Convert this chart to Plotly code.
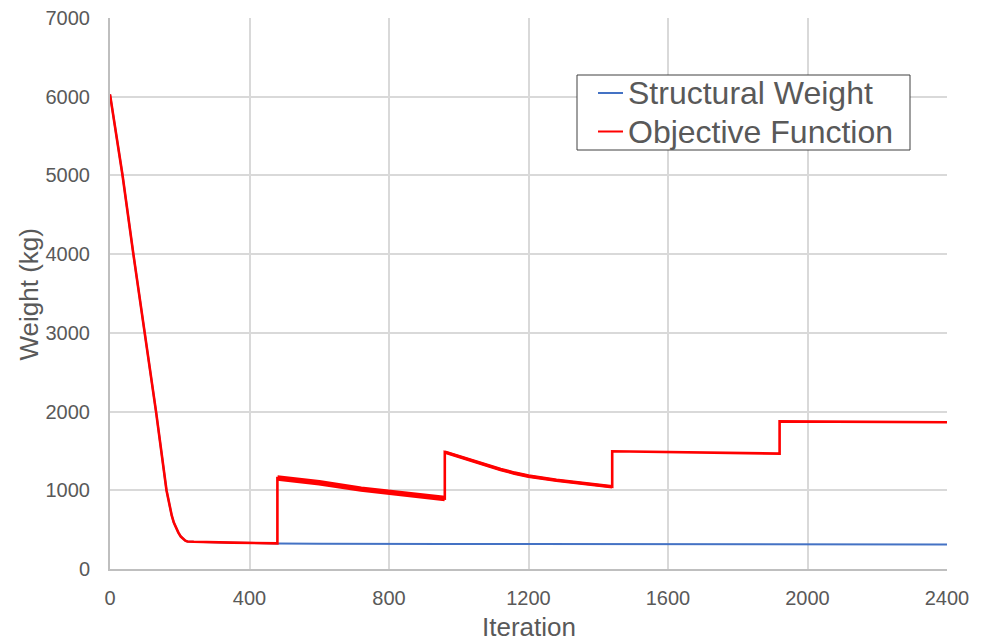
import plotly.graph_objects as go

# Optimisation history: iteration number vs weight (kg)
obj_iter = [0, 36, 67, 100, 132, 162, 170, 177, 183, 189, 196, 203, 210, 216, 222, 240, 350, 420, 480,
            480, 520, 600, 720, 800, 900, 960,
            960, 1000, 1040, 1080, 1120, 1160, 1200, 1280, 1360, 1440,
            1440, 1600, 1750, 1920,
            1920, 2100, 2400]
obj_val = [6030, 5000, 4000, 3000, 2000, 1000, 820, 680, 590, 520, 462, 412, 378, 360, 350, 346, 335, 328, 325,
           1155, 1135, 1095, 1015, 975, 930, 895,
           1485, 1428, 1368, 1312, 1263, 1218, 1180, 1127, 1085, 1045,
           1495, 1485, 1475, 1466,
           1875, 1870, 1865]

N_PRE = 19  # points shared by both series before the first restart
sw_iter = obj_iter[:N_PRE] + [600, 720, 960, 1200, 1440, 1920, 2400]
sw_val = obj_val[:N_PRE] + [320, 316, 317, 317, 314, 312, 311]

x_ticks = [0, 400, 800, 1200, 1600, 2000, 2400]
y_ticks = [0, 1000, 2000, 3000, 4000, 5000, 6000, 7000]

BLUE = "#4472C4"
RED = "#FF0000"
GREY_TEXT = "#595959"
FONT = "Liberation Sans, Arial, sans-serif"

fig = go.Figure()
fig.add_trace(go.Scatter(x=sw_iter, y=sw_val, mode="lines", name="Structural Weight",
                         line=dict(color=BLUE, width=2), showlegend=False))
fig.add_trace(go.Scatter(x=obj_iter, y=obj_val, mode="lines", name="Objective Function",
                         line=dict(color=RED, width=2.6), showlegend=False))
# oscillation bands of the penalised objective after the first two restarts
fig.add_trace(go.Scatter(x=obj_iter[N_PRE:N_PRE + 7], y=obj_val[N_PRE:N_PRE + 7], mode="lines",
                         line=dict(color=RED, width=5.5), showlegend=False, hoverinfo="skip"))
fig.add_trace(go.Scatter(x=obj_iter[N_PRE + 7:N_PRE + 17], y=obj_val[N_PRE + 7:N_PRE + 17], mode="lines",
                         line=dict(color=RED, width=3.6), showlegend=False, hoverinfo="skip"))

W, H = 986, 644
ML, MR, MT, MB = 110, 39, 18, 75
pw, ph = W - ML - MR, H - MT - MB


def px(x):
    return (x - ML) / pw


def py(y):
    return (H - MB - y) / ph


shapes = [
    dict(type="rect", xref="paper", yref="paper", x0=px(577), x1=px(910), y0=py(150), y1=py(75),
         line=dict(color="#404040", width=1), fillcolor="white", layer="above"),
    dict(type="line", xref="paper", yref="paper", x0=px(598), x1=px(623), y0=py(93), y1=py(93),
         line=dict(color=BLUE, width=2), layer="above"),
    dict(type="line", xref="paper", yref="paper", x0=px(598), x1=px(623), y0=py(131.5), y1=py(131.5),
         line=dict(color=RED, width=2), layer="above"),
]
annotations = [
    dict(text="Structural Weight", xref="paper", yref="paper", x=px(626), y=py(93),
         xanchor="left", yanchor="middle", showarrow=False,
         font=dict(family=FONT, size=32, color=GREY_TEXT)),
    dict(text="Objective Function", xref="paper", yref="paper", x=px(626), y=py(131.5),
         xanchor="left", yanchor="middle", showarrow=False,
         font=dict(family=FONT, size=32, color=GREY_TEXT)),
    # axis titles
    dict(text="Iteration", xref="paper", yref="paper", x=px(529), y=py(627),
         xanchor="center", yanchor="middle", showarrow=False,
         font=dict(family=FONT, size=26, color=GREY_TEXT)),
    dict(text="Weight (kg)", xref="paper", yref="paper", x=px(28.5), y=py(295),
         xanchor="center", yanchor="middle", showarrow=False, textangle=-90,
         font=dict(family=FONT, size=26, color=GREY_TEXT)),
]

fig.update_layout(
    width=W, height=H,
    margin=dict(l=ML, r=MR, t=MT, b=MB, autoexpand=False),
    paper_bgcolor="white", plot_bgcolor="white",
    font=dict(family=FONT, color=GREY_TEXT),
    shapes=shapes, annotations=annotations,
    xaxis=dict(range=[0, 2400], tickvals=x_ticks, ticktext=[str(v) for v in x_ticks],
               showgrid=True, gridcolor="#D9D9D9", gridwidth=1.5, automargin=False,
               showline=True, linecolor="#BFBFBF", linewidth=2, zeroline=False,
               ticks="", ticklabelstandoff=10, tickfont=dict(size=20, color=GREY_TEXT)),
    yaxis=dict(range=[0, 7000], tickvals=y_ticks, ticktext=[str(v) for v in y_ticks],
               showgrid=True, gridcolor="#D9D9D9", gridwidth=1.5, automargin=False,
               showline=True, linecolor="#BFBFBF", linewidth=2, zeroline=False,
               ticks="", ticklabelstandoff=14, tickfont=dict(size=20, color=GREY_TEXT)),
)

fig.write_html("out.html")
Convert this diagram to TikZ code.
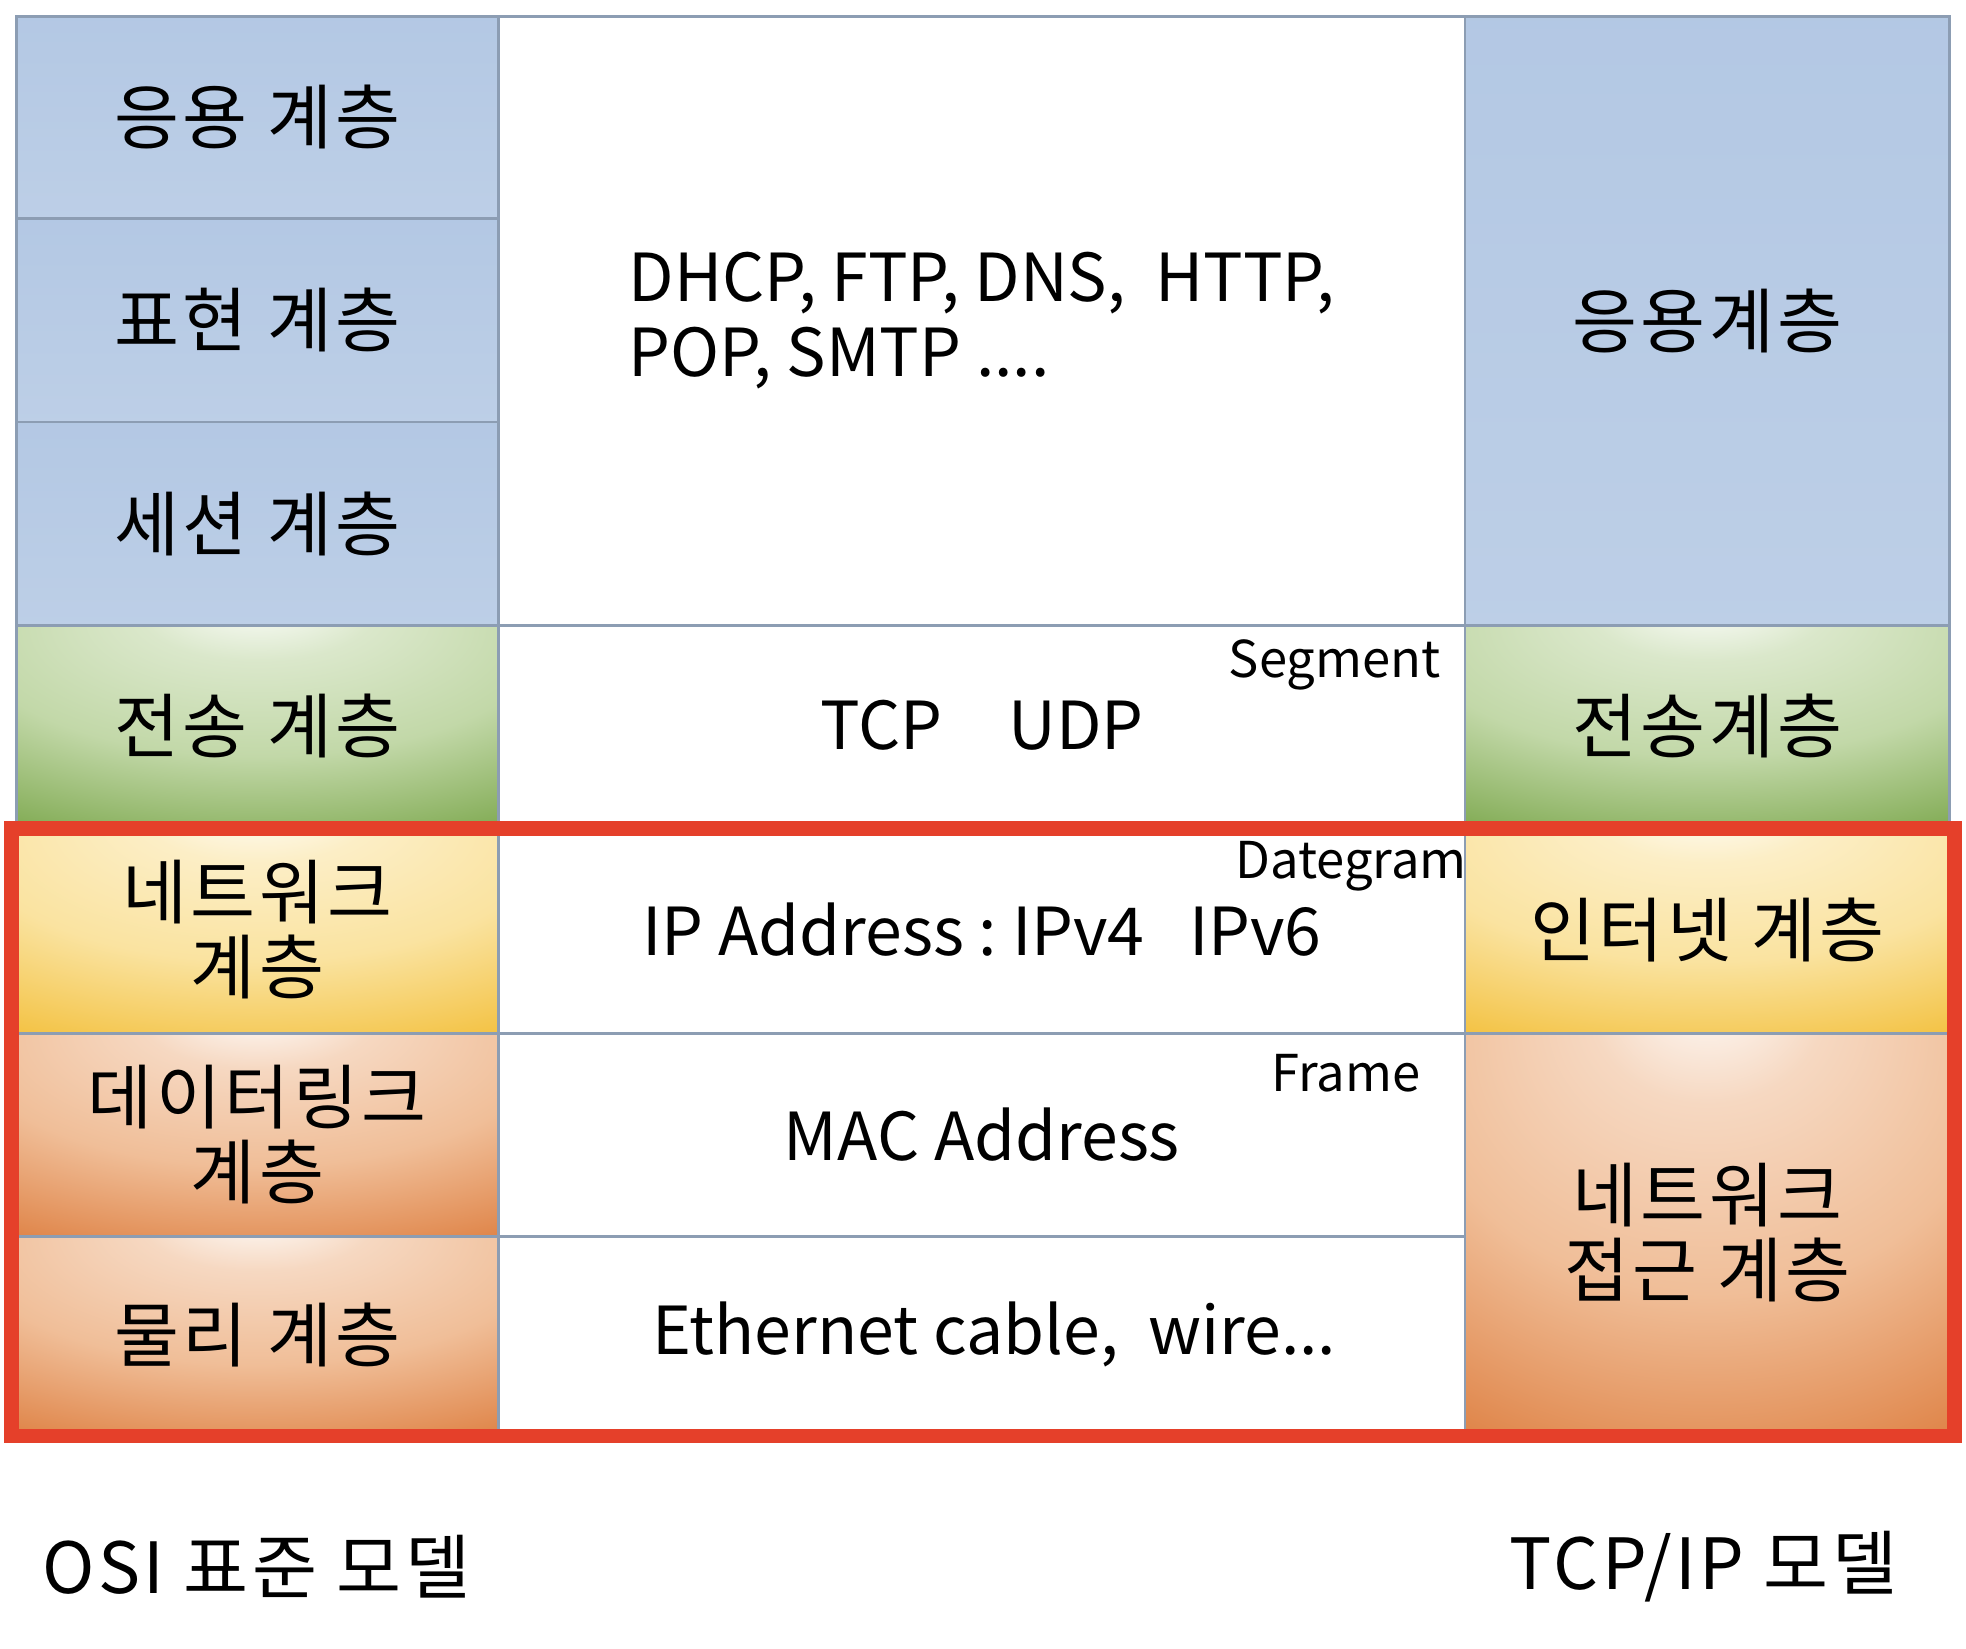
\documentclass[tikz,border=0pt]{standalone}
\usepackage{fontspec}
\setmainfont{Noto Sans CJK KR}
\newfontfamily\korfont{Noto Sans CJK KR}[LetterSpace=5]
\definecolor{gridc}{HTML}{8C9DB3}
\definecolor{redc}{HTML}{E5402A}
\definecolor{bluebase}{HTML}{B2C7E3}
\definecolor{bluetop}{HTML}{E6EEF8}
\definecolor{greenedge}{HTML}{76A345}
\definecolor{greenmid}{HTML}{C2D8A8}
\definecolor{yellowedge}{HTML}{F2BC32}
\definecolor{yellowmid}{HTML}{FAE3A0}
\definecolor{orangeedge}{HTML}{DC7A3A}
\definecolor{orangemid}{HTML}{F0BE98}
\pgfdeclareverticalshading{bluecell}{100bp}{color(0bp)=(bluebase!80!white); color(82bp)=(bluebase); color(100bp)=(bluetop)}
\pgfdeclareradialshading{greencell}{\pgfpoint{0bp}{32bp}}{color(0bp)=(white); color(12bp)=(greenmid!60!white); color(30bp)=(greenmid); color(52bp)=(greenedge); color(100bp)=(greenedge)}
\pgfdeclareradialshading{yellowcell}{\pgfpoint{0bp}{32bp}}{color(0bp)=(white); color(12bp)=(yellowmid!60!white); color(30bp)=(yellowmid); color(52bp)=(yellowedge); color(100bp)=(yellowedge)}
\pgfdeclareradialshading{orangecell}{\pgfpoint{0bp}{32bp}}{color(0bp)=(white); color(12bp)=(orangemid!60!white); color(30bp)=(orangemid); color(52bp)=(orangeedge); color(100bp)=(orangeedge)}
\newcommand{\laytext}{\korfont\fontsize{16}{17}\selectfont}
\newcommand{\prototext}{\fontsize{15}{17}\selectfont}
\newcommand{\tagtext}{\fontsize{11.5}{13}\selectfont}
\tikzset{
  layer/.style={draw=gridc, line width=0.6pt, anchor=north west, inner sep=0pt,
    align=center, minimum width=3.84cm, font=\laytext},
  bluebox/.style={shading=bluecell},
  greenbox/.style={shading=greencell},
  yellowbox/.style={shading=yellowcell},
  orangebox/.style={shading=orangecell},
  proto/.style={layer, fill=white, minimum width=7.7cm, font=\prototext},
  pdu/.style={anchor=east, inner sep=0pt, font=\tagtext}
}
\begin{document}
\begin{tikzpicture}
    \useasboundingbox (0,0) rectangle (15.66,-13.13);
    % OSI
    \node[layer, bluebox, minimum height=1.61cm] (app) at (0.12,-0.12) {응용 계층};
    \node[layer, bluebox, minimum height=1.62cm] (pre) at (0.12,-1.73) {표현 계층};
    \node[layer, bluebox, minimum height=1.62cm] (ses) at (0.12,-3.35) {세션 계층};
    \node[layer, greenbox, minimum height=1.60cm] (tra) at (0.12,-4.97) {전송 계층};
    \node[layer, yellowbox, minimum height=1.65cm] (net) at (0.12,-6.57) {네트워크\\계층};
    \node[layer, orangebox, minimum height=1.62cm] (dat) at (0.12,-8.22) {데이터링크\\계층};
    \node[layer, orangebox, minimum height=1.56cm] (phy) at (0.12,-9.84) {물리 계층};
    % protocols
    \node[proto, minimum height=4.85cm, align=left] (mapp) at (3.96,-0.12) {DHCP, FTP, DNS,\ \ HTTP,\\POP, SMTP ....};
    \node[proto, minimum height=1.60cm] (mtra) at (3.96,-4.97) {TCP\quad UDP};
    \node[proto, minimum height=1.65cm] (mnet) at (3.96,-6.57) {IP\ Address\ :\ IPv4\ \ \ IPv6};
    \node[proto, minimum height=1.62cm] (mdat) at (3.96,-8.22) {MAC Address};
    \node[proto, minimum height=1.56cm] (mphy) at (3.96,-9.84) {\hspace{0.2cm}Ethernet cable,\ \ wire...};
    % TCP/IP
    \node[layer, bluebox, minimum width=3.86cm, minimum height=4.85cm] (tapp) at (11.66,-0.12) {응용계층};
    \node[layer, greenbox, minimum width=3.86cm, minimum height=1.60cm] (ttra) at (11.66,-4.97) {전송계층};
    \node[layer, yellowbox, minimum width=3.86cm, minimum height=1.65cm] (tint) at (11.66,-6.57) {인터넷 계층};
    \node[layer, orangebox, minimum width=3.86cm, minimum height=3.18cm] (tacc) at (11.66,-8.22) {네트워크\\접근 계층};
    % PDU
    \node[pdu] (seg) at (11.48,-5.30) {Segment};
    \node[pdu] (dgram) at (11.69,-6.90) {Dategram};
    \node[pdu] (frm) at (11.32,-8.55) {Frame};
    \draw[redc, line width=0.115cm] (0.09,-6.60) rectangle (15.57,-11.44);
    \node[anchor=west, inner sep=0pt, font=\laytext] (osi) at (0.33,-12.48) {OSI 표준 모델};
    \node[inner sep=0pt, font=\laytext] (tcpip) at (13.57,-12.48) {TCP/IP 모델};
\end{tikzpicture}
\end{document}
--
WORK REQUIRED
Give the lines again word for word, from the start of the records to the line holding "1875, 1870, 1865]", both included, and leave out any picture.

THE RESPONSE
Convert this chart to Plotly code.
import plotly.graph_objects as go

# Optimisation history: iteration number vs weight (kg)
obj_iter = [0, 36, 67, 100, 132, 162, 170, 177, 183, 189, 196, 203, 210, 216, 222, 240, 350, 420, 480,
            480, 520, 600, 720, 800, 900, 960,
            960, 1000, 1040, 1080, 1120, 1160, 1200, 1280, 1360, 1440,
            1440, 1600, 1750, 1920,
            1920, 2100, 2400]
obj_val = [6030, 5000, 4000, 3000, 2000, 1000, 820, 680, 590, 520, 462, 412, 378, 360, 350, 346, 335, 328, 325,
           1155, 1135, 1095, 1015, 975, 930, 895,
           1485, 1428, 1368, 1312, 1263, 1218, 1180, 1127, 1085, 1045,
           1495, 1485, 1475, 1466,
           1875, 1870, 1865]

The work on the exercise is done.